Come sempre, a me piace portare degli esempi per spiegarmi meglio.
Non so se ricordate quello spot (invero carino) della birra Kozel, durante il quale i caricatori del camion perdono il controllo di una botte e quella comincia a rotolare per le viuzze del borgo, fino a venire miracolosamente salvata. Lo spettatore potrebbe presumere che quella birra sia prodotta quasi artigianalmente in una pittoresca cittadella di ambientazione molto antica (XV-XVI secolo), grazie a delle maestranze affezionate e a dei prodotti di origine boema più che naturali, o come dicono loro: “La birra col villaggio dentro”.
Ebbene, lo spot è girato a Kutná Hora, una location effettivamente suggestiva che ho avuto modo di visitare, ma che si trova a più di cinquanta chilometri da Velké Popovice, una cittadina che di antico vanta ben poco, e dove si trova effettivamente lo stabilimento di produzione di proprietà della Asahi che copre circa un migliaio di metri quadrati coperti, quindi ben distante dai punti di vista geografico e culturale (perché la birra è anche cultura).
A questo punto mi va di spargere il sale sulla ferita, per la precisione su quella di chi ha bevuto cotale birra oppure ha intenzione di assaggiarla con la convinzione di assaporare un prodotto della Boemia, e che sarebbe in grado di sopportare anche la rivelazione di questo “innocente” imbroglio. Ebbene, quella che che vi hanno versato nel bicchiere era prodotta in Italia, e per la precisione dalla Peroni, quindi di boemo ha unicamente l’etichetta altisonante e il messaggio pubblicitario, ovvero, come dice Robert De Niro in un famosissimo film, “solo chiacchiere e distintivo”.
Badate bene che lo stesso discorso vale per un’infinità di birre che trovate al supermercato e al bancone di un bar, come, per esempio quelle sedicenti tarantine o messinesi, fino ad arrivare a marchi più blasonati, un nome per tutti, la scozzese Tennent’s prodotta invece a Brema, probabilmente negli stessi stabilimenti dove viene realizzata la Beck’s.

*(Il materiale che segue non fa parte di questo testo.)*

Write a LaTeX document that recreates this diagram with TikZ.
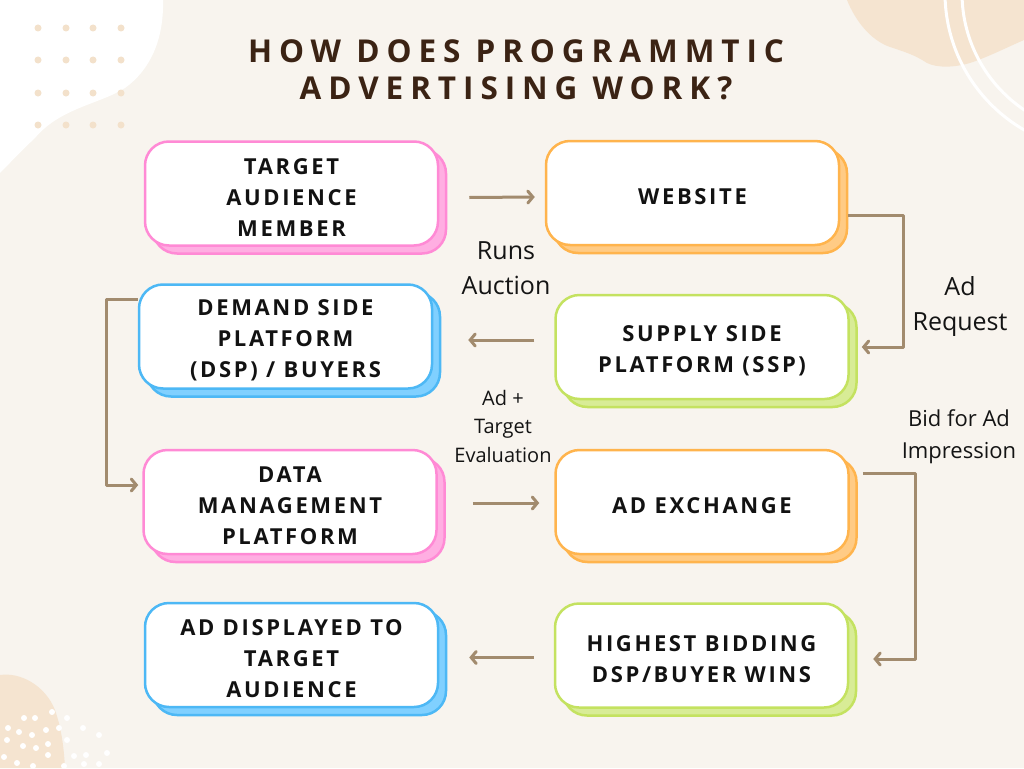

Allora torno a ripetermi: io bevo. Però lo faccio con convinzione e competenza, per scelta e non per necessità, nell’occasione e nella misura, in compagnia e in allegria, senza illusioni e senza rimpianti, più vicino alla memoria e più lontano dalle mode, e per quei momenti di gioia terrena m’affido a ciò che conosco meglio, l’origine, la materia, il percorso e la storia che sempre si dovrebbero trovare dentro a un bicchiere di birra o di vino. Se volete, se potete, cercate anche voi di non farvi prendere in giro da chi fa leva sulla pigrizia del consumatore e sulle chimere della pubblicità per spianare la strada a prodotti che cancellano ogni originalità, per offrire sensazioni sempre uguali, prevedibili, accettabili, facili, ottimali solamente per chi vende.
Per quel che mi riguarda cercherò di restare fedele alle birre artigianali, mai perfette e mai famose, ai vini sbilenchi e irrisolti della mia terra, e alla gente che si danna l’anima per offrirmi un sorso di bellezza.

P.S. Comunque la birra Kozel scura alla spina non è male, ovviamente in Boemia, non qui. La migliore a Praga la potete trovare da “U Černého vola”, in Loretánské náměstí.